1

I need to generate a series of "defaults" for unknown object types with unique hash codes. (Could be structs or a class with overridden GetHashCode such that it's default construction always returns the same hash.)

To handle most such cases, I use reflection to find numeric fields / properties that I can sequence. So for example, if I can find a double field, I can just keep returning new objects with different values for that field that will generally change the hash.

So how to form that value sequence? At first I thought I just needed to stick to the range of integer resolution and could just keep adding 1.0 each iteration. Based on this answer, I choose a range of -1E50 to 1E50. But it turns out Double.GetHashCode returns the same hash for -1E50 and (-1E50 + 1.0). Reducing the range way down to -1E15 to 1E15 seems to fix it, but I still don't know if what I'm doing is safe. (I don't need anywhere near that big a range, but I do need to know I won't get collisions.)

So my question is, what range of double values can I use (incrementing by 1.0 or some other amount each time) to guarantee different hash results? Does this answer change for float or other numeric types?

Curtis
  • 85
  • 5
  • 1
    [FYI: Why are floating point numbers inaccurate?](https://stackoverflow.com/questions/21895756/why-are-floating-point-numbers-inaccurate) - You'll note that [`-1E50` and `-1E50 + 1` are the same value](https://rextester.com/SJZ57762). – ProgrammingLlama Oct 15 '20 at 02:46
  • If a class has int a; string s; data members - dont we do (in GetHashCode override) something like - return a.GetHashCode() ^ s.GetHashCode(); -- whats wrong with that? – Prateek Shrivastava Oct 15 '20 at 02:46
  • 1
    @Prateek OP is missing the point that `-1E50` and `-1E50 + 1` become the same value. – ProgrammingLlama Oct 15 '20 at 02:47
  • 1
    No its not safe, doubles cant hold that sort of precision. – TheGeneral Oct 15 '20 at 02:51
  • https://dotnetfiddle.net/fCxNAp – TheGeneral Oct 15 '20 at 02:51
  • You would be better off changing a *bit/s* strategically. however I feel this is all pointing back to a flawed design somewhere else – TheGeneral Oct 15 '20 at 02:52
  • 3
    Note that you should use the value returned by `GetHashCode` for _potential equality_. Because you're pigeonholing bigger values, there's always going to be room for collisions. You need to check the actual value to confirm equality. – ProgrammingLlama Oct 15 '20 at 02:57

1 Answers1

3

Hash values are expected to collide, so trying to predict if some undocumented implementation of GetHashCode will have particular properties is a bad idea. If you need particular properties/guarantees from a hash function - implement one yourself (with built in types you'd likely have to wrap them to another struct first).

More specific to you case

  • GetHashCode for double (or float) is generally not useful method as floating point calculations are imprecise and using value of expression to lookup in a dictionary indexed by floating point numbers pretty much guaranteed to fail all the time.
  • the particular range you started from (1E50) does not have enough precision to represent valued differing by 1, indeed smaller range would be able to represent all integers - you can see from MSDN-floating numbers that for double you get precision "15-17 digits". So yes -1E15 to 1E15 will have all integer values present with unique floating numbers.

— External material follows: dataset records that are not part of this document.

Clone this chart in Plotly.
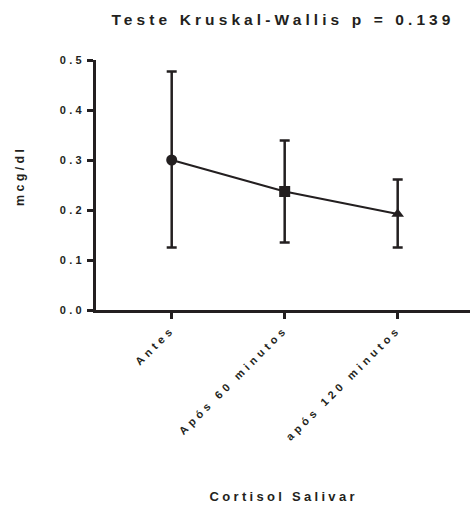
import plotly.graph_objects as go

categories = ["Antes", "Após 60 minutos", "após 120 minutos"]
means = [0.300, 0.237, 0.192]
upper = [0.477, 0.339, 0.261]
lower = [0.125, 0.135, 0.125]
symbols = ["circle", "square", "triangle-up"]
yticks = [0.0, 0.1, 0.2, 0.3, 0.4, 0.5]

INK = "#231f20"
FONT = "Liberation Sans, Arial, sans-serif"

err_plus = [u - m for u, m in zip(upper, means)]
err_minus = [m - l for m, l in zip(means, lower)]

fig = go.Figure()
fig.add_trace(go.Scatter(
    x=list(range(len(categories))), y=means,
    mode="lines+markers",
    line=dict(color=INK, width=2.2),
    marker=dict(symbol=symbols, size=11, color=INK),
    error_y=dict(type="data", symmetric=False, array=err_plus, arrayminus=err_minus,
                 color=INK, thickness=2.5, width=5),
    showlegend=False,
))

tickfont = dict(size=11, color=INK, family=FONT, weight="bold")
fig.update_layout(
    width=470, height=506,
    margin=dict(l=96, r=0, t=60, b=196),
    paper_bgcolor="white", plot_bgcolor="white",
    font=dict(family=FONT, color=INK, size=11, weight="bold"),
    title=dict(text="<b>Teste Kruskal-Wallis p = 0.139</b>", x=0.5, xref="paper",
               xanchor="center", y=1 - 20 / 506, yanchor="middle",
               font=dict(size=15.5, color=INK, family=FONT)),
    xaxis=dict(range=[-0.67, 2.64], tickmode="array",
               tickvals=list(range(len(categories))), ticktext=categories,
               tickangle=-45, showline=True, linecolor=INK, linewidth=2.5,
               ticks="outside", ticklen=6, tickwidth=2.5, tickcolor=INK,
               showgrid=False, zeroline=False, tickfont=tickfont),
    yaxis=dict(range=[0, 0.5], tickmode="array", tickvals=yticks,
               ticktext=[f"{v:.1f}" for v in yticks],
               showline=True, linecolor=INK, linewidth=2.5,
               ticks="outside", ticklen=6, tickwidth=2.5, tickcolor=INK,
               showgrid=False, zeroline=False, tickfont=tickfont),
    annotations=[
        dict(text="<b>mcg/dl</b>", x=0, xref="paper", xshift=-76, xanchor="center",
             y=(310 - 176) / 250, yref="paper", yanchor="middle",
             showarrow=False, textangle=-90, font=dict(size=12.5, color=INK, family=FONT)),
        dict(text="<b>Cortisol Salivar</b>", x=0.5, xref="paper", y=0, yref="paper",
             yshift=-186, yanchor="middle", showarrow=False,
             font=dict(size=13, color=INK, family=FONT)),
    ],
)

post = """
document.body.style.margin = '0';
document.body.style.padding = '0';
var gd = document.getElementsByClassName('plotly-graph-div')[0];
gd.querySelectorAll('.gtitle').forEach(function(t){t.style.letterSpacing='4.1px';});
gd.querySelectorAll('.xtick text').forEach(function(t){t.style.letterSpacing='4px';});
gd.querySelectorAll('.ytick text').forEach(function(t){t.style.letterSpacing='3.3px';});
gd.querySelectorAll('.annotation-text').forEach(function(t){t.style.letterSpacing='3.3px';});
"""
fig.write_html("out.html", post_script=post, config={"displayModeBar": False})
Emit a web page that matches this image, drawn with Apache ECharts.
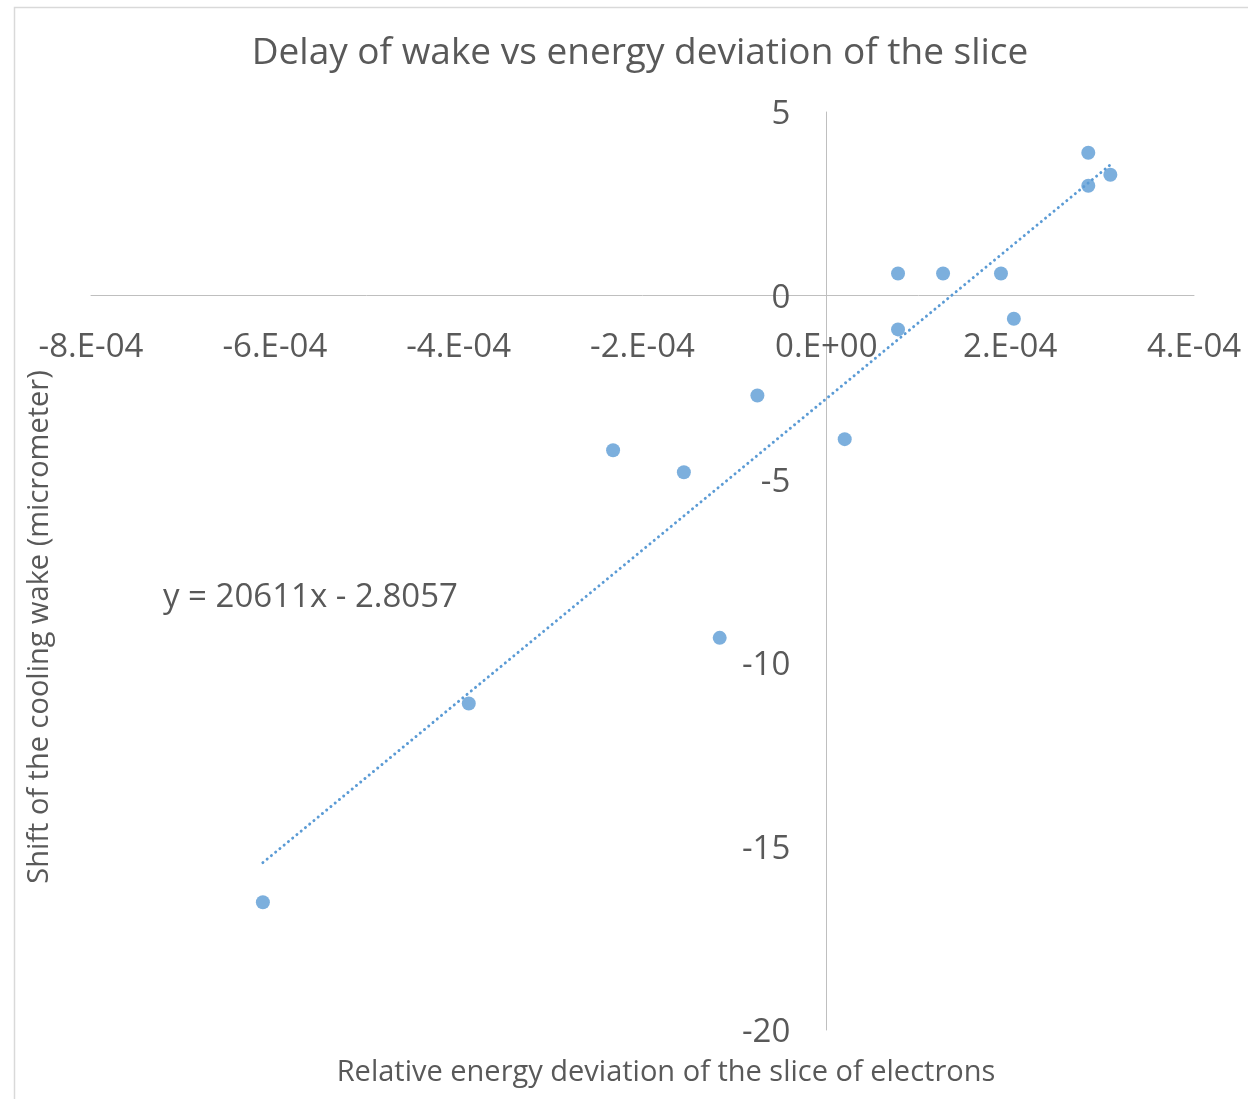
<!DOCTYPE html>
<html>
<head>
<meta charset="utf-8">
<script src="https://cdn.jsdelivr.net/npm/echarts@6/dist/echarts.min.js"></script>
<style>
html,body{margin:0;padding:0;background:#fff;}
#chart{width:1248px;height:1099px;}
</style>
</head>
<body>
<div id="chart"></div>
<script>
// Relative energy deviation of the slice (x) and shift of the cooling wake (y, micrometer)
const energyDeviation = [-6.13e-4, -3.89e-4, -2.32e-4, -1.55e-4, -1.16e-4, -0.75e-4, 0.20e-4, 0.78e-4, 0.78e-4, 1.27e-4, 1.90e-4, 2.04e-4, 2.85e-4, 2.85e-4, 3.09e-4];
const wakeShift       = [-16.52, -11.11, -4.21, -4.81, -9.32, -2.72, -3.91, 0.60, -0.92, 0.60, 0.60, -0.63, 3.89, 2.99, 3.29];

// Linear trendline shown on the chart
const trendSlope = 20611;
const trendIntercept = -2.8057;
const trendLabel = 'y = 20611x - 2.8057';

// Axis tick labels
const xTickLabels = ['-8.E-04', '-6.E-04', '-4.E-04', '-2.E-04', '0.E+00', '2.E-04', '4.E-04'];
const yTickLabels = ['-20', '-15', '-10', '-5', '0', '5'];

const titleText = 'Delay of wake vs energy deviation of the slice';
const xName = 'Relative energy deviation of the slice of electrons';
const yName = 'Shift of the cooling wake (micrometer)';

const X_MIN = -8e-4, X_MAX = 4e-4, X_STEP = 2e-4;
const Y_MIN = -20, Y_MAX = 5, Y_STEP = 5;

const points = energyDeviation.map((x, i) => [x, wakeShift[i]]);
const tMin = Math.min(...energyDeviation);
const tMax = Math.max(...energyDeviation);
const trendPoints = [[tMin, trendSlope * tMin + trendIntercept], [tMax, trendSlope * tMax + trendIntercept]];

const FONT = '"Open Sans", "Noto Sans", sans-serif';
const GREY = '#595959';
const BLUE = '#5b9bd5';

// grid geometry
const G_LEFT = 91, G_RIGHT = 54, G_TOP = 112, G_BOTTOM = 69;
const W = 1248, H = 1099;
const plotW = W - G_LEFT - G_RIGHT, plotH = H - G_TOP - G_BOTTOM;
// pixel position of the zero lines (labels sit beside the crossing axes, as in the reference)
const zeroY = G_TOP + plotH * (Y_MAX - 0) / (Y_MAX - Y_MIN);
const zeroX = G_LEFT + plotW * (0 - X_MIN) / (X_MAX - X_MIN);
const xLabelMargin = -((H - G_BOTTOM) - zeroY) + 35;
const yLabelMargin = -(zeroX - G_LEFT) + 36;

const chart = echarts.init(document.getElementById('chart'), null, {renderer: 'canvas'});
chart.setOption({
  animation: false,
  backgroundColor: '#ffffff',
  title: {
    text: titleText,
    left: 635,
    top: 30,
    textAlign: 'center',
    textStyle: {fontFamily: FONT, fontSize: 37, fontWeight: 'normal', color: GREY}
  },
  grid: {left: G_LEFT, right: G_RIGHT, top: G_TOP, bottom: G_BOTTOM, containLabel: false, outerBoundsMode: 'none'},
  xAxis: {
    type: 'value',
    min: X_MIN, max: X_MAX, interval: X_STEP,
    axisLine: {show: true, onZero: true, lineStyle: {color: '#bfbfbf', width: 1}},
    axisTick: {show: false},
    splitLine: {show: false},
    axisLabel: {
      margin: xLabelMargin,
      fontFamily: FONT, fontSize: 33, color: GREY,
      formatter: v => xTickLabels[Math.round((v - X_MIN) / X_STEP)]
    }
  },
  yAxis: {
    type: 'value',
    min: Y_MIN, max: Y_MAX, interval: Y_STEP,
    axisLine: {show: true, onZero: true, lineStyle: {color: '#bfbfbf', width: 1}},
    axisTick: {show: false},
    splitLine: {show: false},
    axisLabel: {
      margin: yLabelMargin,
      fontFamily: FONT, fontSize: 33, color: GREY,
      formatter: v => '{v|' + yTickLabels[Math.round((v - Y_MIN) / Y_STEP)] + '}',
      rich: {v: {fontFamily: FONT, fontSize: 33, color: GREY, padding: [6, 0, 0, 0]}}
    }
  },
  graphic: [
    {type: 'rect', left: 12, top: 5, z: -10, silent: true,
     shape: {width: 1400, height: 1300},
     style: {fill: 'none', stroke: '#d9d9d9', lineWidth: 1.5}},
    {type: 'text', x: 666, y: 1073, silent: true,
     style: {text: xName, font: '29px ' + FONT, fill: GREY, textAlign: 'center', textVerticalAlign: 'middle'}},
    {type: 'text', x: 40, y: 627, rotation: Math.PI / 2, silent: true,
     style: {text: yName, font: '29px ' + FONT, fill: GREY, textAlign: 'center', textVerticalAlign: 'middle'}},
    {type: 'text', x: 163, y: 598, silent: true,
     style: {text: trendLabel, font: '33px ' + FONT, fill: GREY, textAlign: 'left', textVerticalAlign: 'middle'}}
  ],
  series: [
    {
      type: 'line',
      data: trendPoints,
      symbol: 'none',
      silent: true,
      z: 1,
      lineStyle: {color: BLUE, width: 3, type: [0.01, 5.5], cap: 'round'}
    },
    {
      type: 'scatter',
      data: points,
      symbol: 'circle',
      symbolSize: 14,
      z: 2,
      itemStyle: {color: BLUE}
    }
  ]
});
</script>
</body>
</html>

If you want a "floating point" type that has reliable and guaranteed unique hash code for integer values you can have custom struct that returns rounded value as hash:

  struct MyDouble
  { 
      private double innerValue;
   
      // add implicit conversion to/from double

      public int override GetHashCode() { return (int)innerValue;}
      public bool oeverride Equal(object right) { return innerValue == (double)right;}
  }

Note: equal need to be implemented much better for real class, as well as all other comparisons need to be added.

Alexei Levenkov
  • 98,904
  • 14
  • 127
  • 179